> **Short exercise**: Take the listing from its first line through the line that contains "CJK SC', 'Noto" and please retype those lines exactly, leaving out the pictures.

[BEGIN Collected material]

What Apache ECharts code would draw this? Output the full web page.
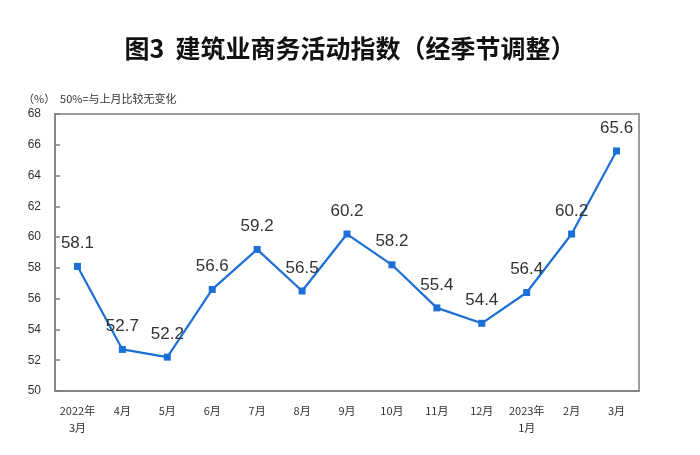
<!DOCTYPE html>
<html>
<head>
<meta charset="utf-8">
<script src="https://cdn.jsdelivr.net/npm/echarts@6/dist/echarts.min.js"></script>
<style>
  html, body { margin: 0; padding: 0; background: #fff; }
  #chart { width: 700px; height: 455px; }
</style>
</head>
<body>
<div id="chart"></div>
<script>
const months = ["2022年\n3月", "4月", "5月", "6月", "7月", "8月", "9月", "10月", "11月", "12月", "2023年\n1月", "2月", "3月"];
const indexValues = [58.1, 52.7, 52.2, 56.6, 59.2, 56.5, 60.2, 58.2, 55.4, 54.4, 56.4, 60.2, 65.6];
const yMin = 50, yMax = 68, yStep = 2;

const chart = echarts.init(document.getElementById("chart"));
const axisColor = "#7f7f7f";
const cjk = "'Noto Sans CJK SC', 'Noto Sans', sans-serif";

chart.setOption({
  animation: false,
  title: [
    {
      text: "图3  建筑业商务活动指数（经季节调整）",
      left: "center",
      top: 31,
      textStyle: { fontFamily: cjk, fontSize: 25, fontWeight: "bold", color: "#111" }
    },
    {
      text: "（%）  50%=与上月比较无变化",
      left: 18,
      top: 88,
      textStyle: { fontFamily: cjk, fontSize: 11, fontWeight: "normal", color: "#333" }
    }
  ],
  grid: { left: 55, right: 61, top: 114, bottom: 64, show: true, borderColor: axisColor, borderWidth: 1.5 },
  xAxis: {
    type: "category",
    data: months,
    boundaryGap: true,
    axisLine: { lineStyle: { color: axisColor, width: 1.5 } },
    axisTick: { inside: true, length: 5, lineStyle: { color: axisColor, width: 1.5 } },
    axisLabel: { color: "#333", fontSize: 11, fontFamily: cjk, margin: 11, lineHeight: 17, interval: 0 }
  },
  yAxis: {
    type: "value",
    min: yMin,
    max: yMax,
    interval: yStep,
    splitLine: { show: false },
    axisLine: { show: true, lineStyle: { color: axisColor, width: 1.5 } },
    axisTick: { show: true, inside: true, length: 5, lineStyle: { color: axisColor, width: 1.5 } },
    axisLabel: { color: "#333", fontSize: 12, fontFamily: "Arial, 'Liberation Sans', sans-serif", margin: 14 }
  },
  series: [
    {
      type: "line",
      data: indexValues,
      symbol: "rect",
      symbolSize: 7,
      itemStyle: { color: "#1b6fd6" },
      lineStyle: { color: "#1b6fd6", width: 2.2 },
      label: {
        show: true,
        position: "top",
        distance: 11,
        fontSize: 17,
        color: "#333",
        fontFamily: "Arial, 'Liberation Sans', sans-serif"
      }
    }
  ]
});
</script>
</body>
</html>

[END Collected material]

> **Complete answer**:
What Apache ECharts code would draw this? Output the full web page.
<!DOCTYPE html>
<html>
<head>
<meta charset="utf-8">
<script src="https://cdn.jsdelivr.net/npm/echarts@6/dist/echarts.min.js"></script>
<style>
  html, body { margin: 0; padding: 0; background: #fff; }
  #chart { width: 700px; height: 455px; }
</style>
</head>
<body>
<div id="chart"></div>
<script>
const months = ["2022年\n3月", "4月", "5月", "6月", "7月", "8月", "9月", "10月", "11月", "12月", "2023年\n1月", "2月", "3月"];
const indexValues = [58.1, 52.7, 52.2, 56.6, 59.2, 56.5, 60.2, 58.2, 55.4, 54.4, 56.4, 60.2, 65.6];
const yMin = 50, yMax = 68, yStep = 2;

const chart = echarts.init(document.getElementById("chart"));
const axisColor = "#7f7f7f";
const cjk = "'Noto Sans CJK SC', 'Noto Sans', sans-serif";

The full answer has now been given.